Some more arguments for a local-based treading model over a content-based one:

  1. The format: (#<DATE URL>) or (@<DATE URL>) both makes sense: # as prefix is for a hashtag like we allredy got with the (#twthash) and @ as prefix denotes that this is mention of a specific post in a feed, and not just the feed in general. Using either can make implementation easier, since most clients already got this kind of filtering.

  2. Having something like (#<DATE URL>) will also make mentions via webmetions for twtxt easier to implement, since there is no need for looking up the #twthash. This will also make it possible to make 3th part twt-mentions services.

  3. Supporting twt/webmentions will also increase discoverability as a way to know about both replies and feed mentions from feeds that you don’t follow.

Points 2 & 3 aren't really applicable here in the discussion of the threading model really I'm afraid. WebMentions is completely orthogonal to the discussion. Further, no-one that uses Twtxt really uses WebMentions, whilst yarnd supports the use of WebMentions, it's very rarely used in practise (if ever) – In fact I should just drop the feature entirely.

The use of WebSub OTOH is far more useful and is used by every single yarnd pod everywhere (no that there’s that many around these days) to subscribe to feed updates in ~near real-time without having the poll constantly.

So really your argument is just that switching to a location-based addressing "just makes sense". Why? Without concrete pros/cons of each approach this isn't really a strong argument I'm afraid. In fact I probably need to just sit down and detail the properties of both approaches and the pros/cons of both.

I also don't really buy the argument of simplicity either personally, because I don't technically see it much more difficult to take a echo -e "<url>\t<timestamp>\t<content>" | sha256sum | base64 as the Twt Subject or concatenating the <url> <timestamp> – The "effort" is the same. If we're going to argue that SHA256 or cryptographic hashes are "too complicated" then I'm not really sure how to support that argument.
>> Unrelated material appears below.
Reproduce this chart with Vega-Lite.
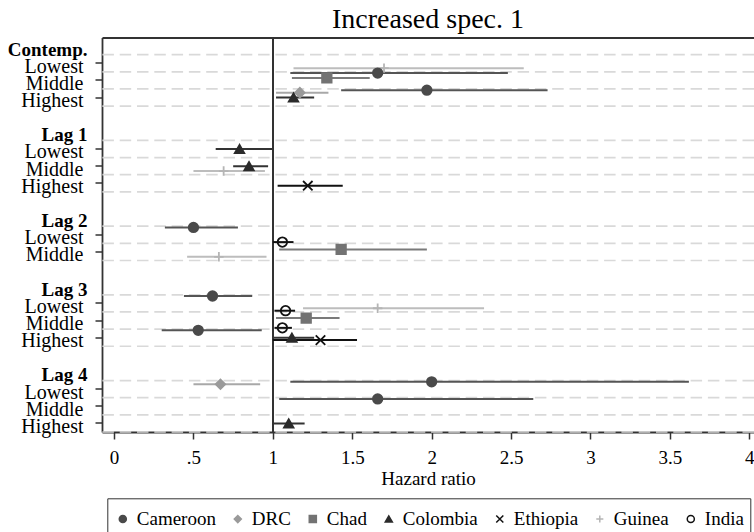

Location-based addressing is vulnerable to the content changing. If the content changes the "location" is no longer valid. This is a problem if you build systems that rely on this.

With Location-based addressing there is no way to verify that a single Twt actaully came from that feed without actually fetching the feed and checking. That has the effect of always having to rely on fetching the feed and storing a copy of feeds you fetch (which is okay), but you're force to do this. You cannot really share individual Twts anymore really like yarnd does (as peering) because there is no "integrity" to the Twt identified by it's <url> <timestamp>. The identify is meaningless and is only valid as long as you can trust the location and that the location at that point hasn't changed its content.

There is also a ~5x increase cost in memory utilization for any implementations or implementors that use or wish to use in-memory storage (yarnd does for example) and equally a 5x increase in on-disk storage as well. This is based on the Twt Hash going from a 13 bytes (content-addressing) to 63 bytes (on average for location-based addressing). There is roughly a ~20-150% increase in the size of individual feeds as well that needs to be taken into consideration (on the average case).

And finally the legibility of feeds when viewing them in their raw form are worsened as you go from a Twt Subject of (#abcdefg12345) to something like ( 2024-09-22T07:51:16Z).